Meet The Repperts

INTRODUCING THE REPPERTS  by Kay

Shortly after we Bascoms had met the Swiharts and had decided to build on the property,  Dr. Jay and Sue Reppert, with baby Leta, three-year-old Sarah, and five-year-old Ketty came to Manhattan from working among Native Americans in Oklahoma.    After a stint in Nigeria, they had returned in 1985 to settle on 20 acres of the Swihart farm. They were settling on the east side of the road while we Bascoms were building our log home on the west side of Kitten Creek Road.
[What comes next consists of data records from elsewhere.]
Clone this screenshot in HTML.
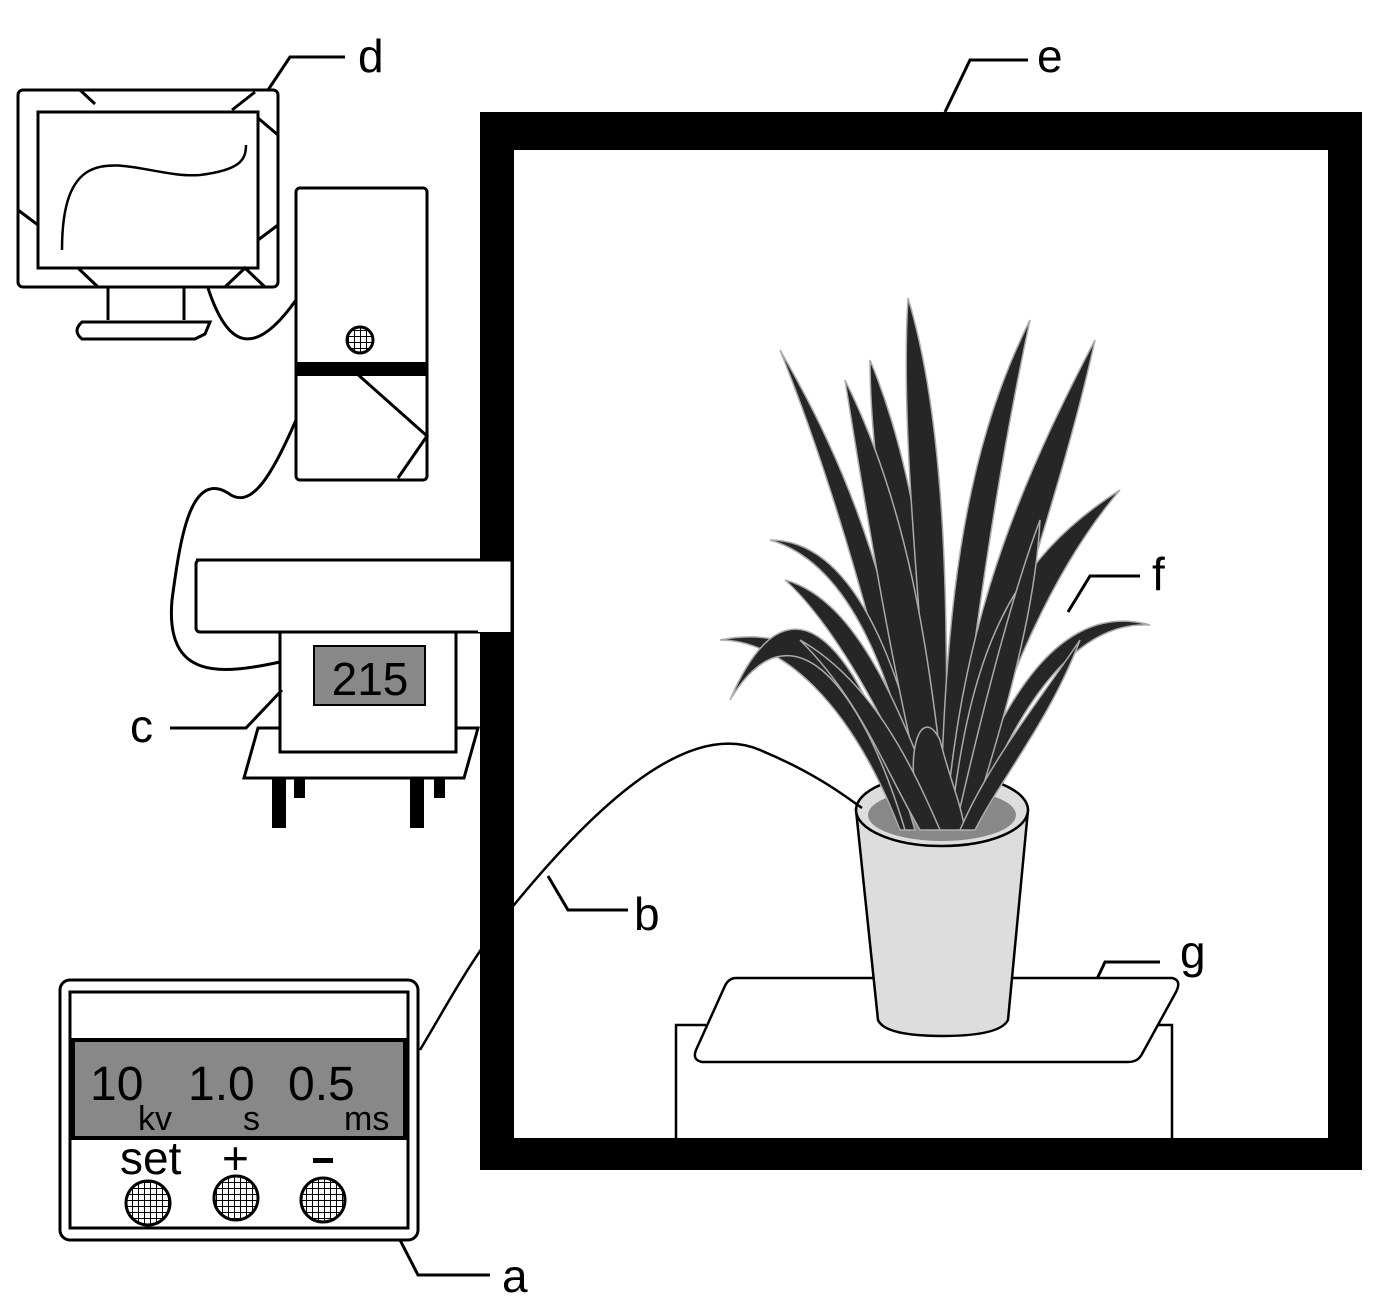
<!DOCTYPE html>
<html><head><style>body{margin:0;background:#fff}svg{display:block}text{font-family:"Liberation Sans",sans-serif}</style></head>
<body>
<svg width="1378" height="1299" viewBox="0 0 1378 1299" xmlns="http://www.w3.org/2000/svg">
<defs>
<pattern id="grid" width="6" height="6" patternUnits="userSpaceOnUse"><rect width="6" height="6" fill="#fff"/><path d="M0 0H6M0 0V6" stroke="#000" stroke-width="2"/></pattern>
</defs>
<g fill="none" stroke="#000" stroke-width="3">
<rect x="18" y="90" width="260" height="197" rx="5" fill="#fff"/>
<rect x="38" y="112" width="220" height="156"/>
<path d="M80 90 L95 104 M232 110 L255 92 M258 118 L278 135 M18 210 L38 225 M258 240 L278 225 M78 268 L98 287 M225 287 L245 268 L265 287"/>
<path d="M62 250 C62 120 140 180 200 175 C240 170 246 160 246 145" stroke-width="2.5"/>
<path d="M108 287 V320 M184 287 V320"/>
<path d="M82 322 H210 L205 334 L195 339 H82 Q72 331 82 322Z"/>
<rect x="296" y="188" width="131" height="292" rx="4" fill="#fff"/>
<path d="M355 372 L427 436 L398 478"/>
<path d="M208 288 C225 340 250 365 296 300"/>
<path d="M296 420 C270 480 250 510 228 493 C190 470 180 540 172 600 C165 680 220 675 280 662"/>
<rect x="196" y="560" width="316" height="72" rx="4" fill="#fff"/>
<path d="M258 728 H478 L464 778 H244 Z" fill="#fff"/>
<rect x="280" y="632" width="176" height="120" fill="#fff"/>
<path d="M170 728 H246 L282 690"/>
<path d="M268 90 L290 57 H345"/>
<path d="M945 112 L970 60 H1028"/>
<path d="M1068 612 L1090 576 H1140"/>
<path d="M1088 998 L1105 962 H1160"/>
<path d="M548 876 L568 910 H628"/>
<path d="M400 1240 L418 1275 H490"/>
</g>
<rect x="296" y="362" width="131" height="14" fill="#000"/>
<circle cx="360" cy="340" r="13" fill="url(#grid)" stroke="#000" stroke-width="3"/>
<rect x="314" y="646" width="111" height="59" fill="#888" stroke="#000" stroke-width="2"/>
<text x="370" y="695" font-size="46" text-anchor="middle" fill="#000">215</text>
<rect x="272" y="778" width="14" height="50" fill="#000"/><rect x="294" y="778" width="11" height="20" fill="#000"/>
<rect x="410" y="778" width="14" height="50" fill="#000"/><rect x="434" y="778" width="11" height="20" fill="#000"/>
<path fill="#000" fill-rule="evenodd" d="M480 112H1362V1170H480Z M514 150V1138H1328V150Z"/>
<rect x="478" y="560" width="34" height="72" fill="#fff"/>
<path d="M196 560 H512 V632" fill="none" stroke="#000" stroke-width="3"/>
<g fill="none" stroke="#000" stroke-width="2.5">
<path d="M676 1138 V1025 H706 M1172 1138 V1025 H1150"/>
<path d="M736 978 H1172 Q1182 980 1176 992 L1142 1054 Q1138 1062 1128 1062 H702 Q692 1060 696 1050 L724 988 Q728 978 736 978Z" fill="#fff"/>
</g>
<path d="M856 810 L878 1020 Q885 1036 942 1036 Q1000 1036 1008 1020 L1028 810 Z" fill="#ddd" stroke="#000" stroke-width="2.5"/>
<ellipse cx="942" cy="810" rx="86" ry="36" fill="#ddd" stroke="#000" stroke-width="2.5"/>
<ellipse cx="942" cy="815" rx="74" ry="26" fill="#888"/>
<g fill="#262626" stroke="#aaa" stroke-width="1.5">
<path d="M910 830 C880 700 820 620 720 640 C780 640 850 700 900 830Z"/>
<path d="M915 830 C860 640 790 560 730 700 C790 600 860 680 905 830Z"/>
<path d="M920 830 C870 600 820 450 780 350 C850 470 900 600 930 830Z"/>
<path d="M925 830 C890 650 840 560 770 540 C850 540 900 650 935 830Z"/>
<path d="M930 830 C900 600 870 480 870 360 C920 480 940 650 940 830Z"/>
<path d="M935 830 C920 600 900 430 908 298 C945 420 950 600 945 830Z"/>
<path d="M940 830 C945 620 960 460 1030 320 C1000 460 975 620 952 830Z"/>
<path d="M945 830 C960 650 1000 520 1095 340 C1060 500 1000 650 960 830Z"/>
<path d="M950 830 C970 650 1010 560 1120 490 C1060 560 1000 680 965 830Z"/>
<path d="M955 830 C1000 700 1060 600 1150 625 C1070 620 1010 720 970 830Z"/>
<path d="M930 830 C900 700 880 600 845 380 C905 500 930 640 948 830Z"/>
<path d="M930 830 C890 720 830 620 785 580 C860 600 905 720 945 830Z"/>
<path d="M955 830 C980 720 1010 600 1040 520 C1035 620 1000 730 970 830Z"/>
<path d="M925 830 C900 760 920 700 940 740 C950 780 960 800 965 830Z"/>
<path d="M920 830 C880 760 860 700 800 640 C870 680 910 760 940 830Z"/>
<path d="M960 830 C990 760 1040 700 1080 640 C1050 720 1000 780 975 830Z"/>
</g>
<path d="M420 1050 C450 1000 470 960 514 905 C600 800 690 720 760 750 C820 775 850 800 862 808" fill="none" stroke="#000" stroke-width="2.5"/>
<rect x="60" y="980" width="358" height="260" rx="10" fill="#fff" stroke="#000" stroke-width="3"/>
<rect x="70" y="992" width="338" height="236" fill="none" stroke="#000" stroke-width="3"/>
<rect x="73" y="1040" width="332" height="98" fill="#888" stroke="#000" stroke-width="4"/>
<text x="90" y="1100" font-size="48">10</text>
<text x="188" y="1100" font-size="48">1.0</text>
<text x="288" y="1100" font-size="48">0.5</text>
<text x="138" y="1130" font-size="34">kv</text>
<text x="243" y="1130" font-size="34">s</text>
<text x="344" y="1130" font-size="34">ms</text>
<text x="120" y="1174" font-size="46">set</text>
<text x="222" y="1174" font-size="46">+</text>
<rect x="313" y="1158" width="20" height="5" fill="#000"/>
<circle cx="148" cy="1203" r="22" fill="url(#grid)" stroke="#000" stroke-width="3"/>
<circle cx="236" cy="1198" r="22" fill="url(#grid)" stroke="#000" stroke-width="3"/>
<circle cx="323" cy="1200" r="22" fill="url(#grid)" stroke="#000" stroke-width="3"/>
<g font-size="46" fill="#000">
<text x="358" y="72">d</text>
<text x="1037" y="72">e</text>
<text x="1152" y="590">f</text>
<text x="1180" y="968">g</text>
<text x="634" y="930">b</text>
<text x="130" y="742">c</text>
<text x="502" y="1292">a</text>
</g>
</svg>
</body></html>
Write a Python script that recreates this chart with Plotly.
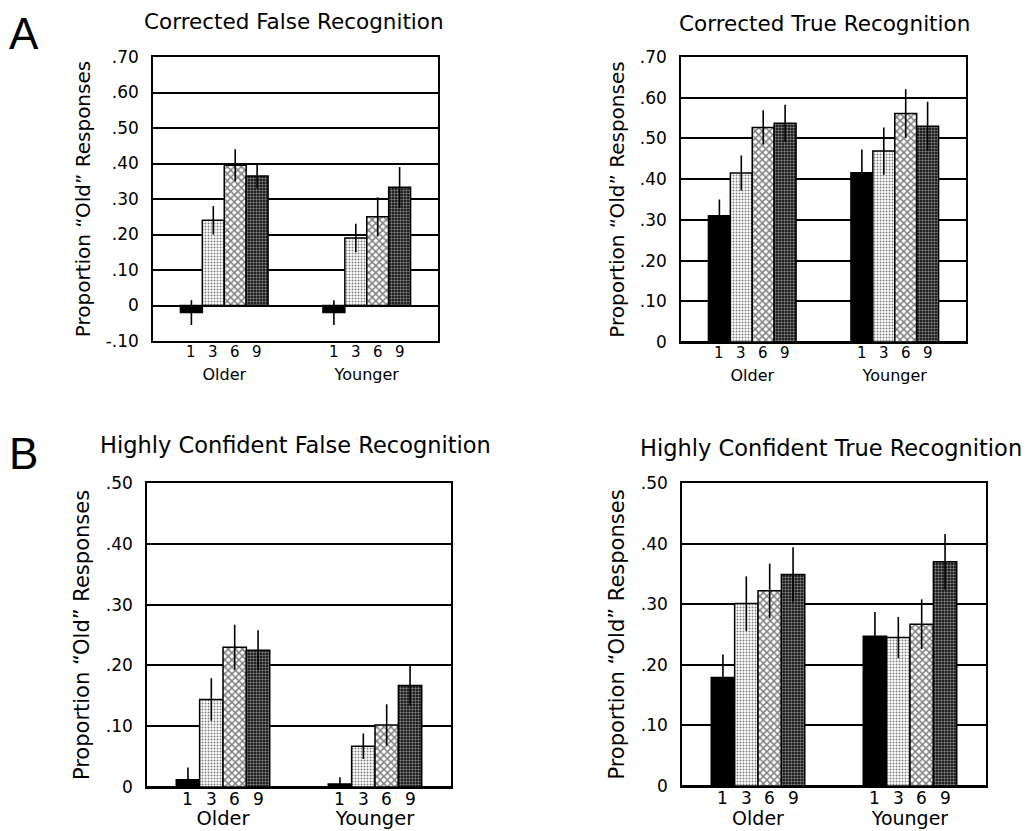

The Repperts brought in a trailer home, and made PLANTING their top priority.  We were amazed to see their homestead soon burgeoning with gardens, orchards, berry bushes, trees, geese, chickens, cattle, and more.  Eventually they built a two-story home and had two more children.  The three girls bonded with the Swihart’s daughter Sarah, and with the Bascom’s Grandmother Claire.   The Swihart farm was becoming a community!

Although a doctor, Jay’s first love seems to be farming.   He looks distinguished on duty at the Medical Center, but never as happy as when he’s roaring around his fields on his old tractor, his bearded face smiling under a battered old hat, or bundled up astride his snow plow, clearing a neighbor’s lane.   Jay and Sue were “green” long before the term was codified.   Hidden in the trees way off the road, they home-taught five children through high school – but not just the 3 R’s.  Those kids learned how to plant, weed, harvest, can/freeze, fish, trap, cut firewood, butcher cattle/chickens/ducks, and more.   They used to pick the strawberry patch by 7 AM!  By the time they were teenagers, they knew more about many things than most adults.   During the Y2K scare in 2000, my husband quipped, “If everything crashes, we’ll just go to the Repperts!”

Quiet Sue has been manning the educational process alongside Jay’s outdoor agenda.  She directed a very successful home school program with all the graduates racking up solid scholastic achievement in adulthood.  Most of them have served months or years abroad – in Pakistan, Poland, Guatemala, and Bolivia.  Meanwhile, father Jay has worked abroad, too, supervising Physician Assistant student practicums.  In later years, Sue’s kindly outreach has stretched from helping neighbors with chores to substantial ministry with International women. Many a K State International student or foreign family has found acceptance and warmth at the Reppert dinner table or Fourth of July picnic.   By now, this family’s influence and locations have spread far and wide from the little farm on Kitten Creek.

My daily walk, hopefully, is from our house across Kitten Creek Road, to the Reppert’s low bridge-crossing of Kitten Creek.  The stream floods, occasionally, rising above the concrete-covered culvert, leaving mud and logs behind.  I keep an old lawn chair there, for rest and meditation.  It’s one of my favorite spots on earth.  There I think of “living water,”  watch the seasons change,  smile back at the wildflowers, hear the birdcalls, smell the clover, feel the wind, say hello to the munching cattle, and thank God for His wonderful creation.

I remember when  Mike Reppert was 17, and patiently hosted our 12 year old grandson from the city (stripped of all junk food) one weekend on the creek, an indelible lesson on “living off the land.”

I remember  past occasions at the creek – baby squirrels peeking out of a knothole in the sycamore overhead, nature study trips, picnics, camp outs, a Taslich service – throwing stones in the creek as a Wellspring group was interacting with the Rosh Hashanah  Feast of Israel.

I pray with deep appreciation for the families on Kitten Creek.   Life has its sorrows, but I sigh and am reminded again that on Kitten Creek, “our lines have fallen in pleasant places” – a line from Psalm 16:6.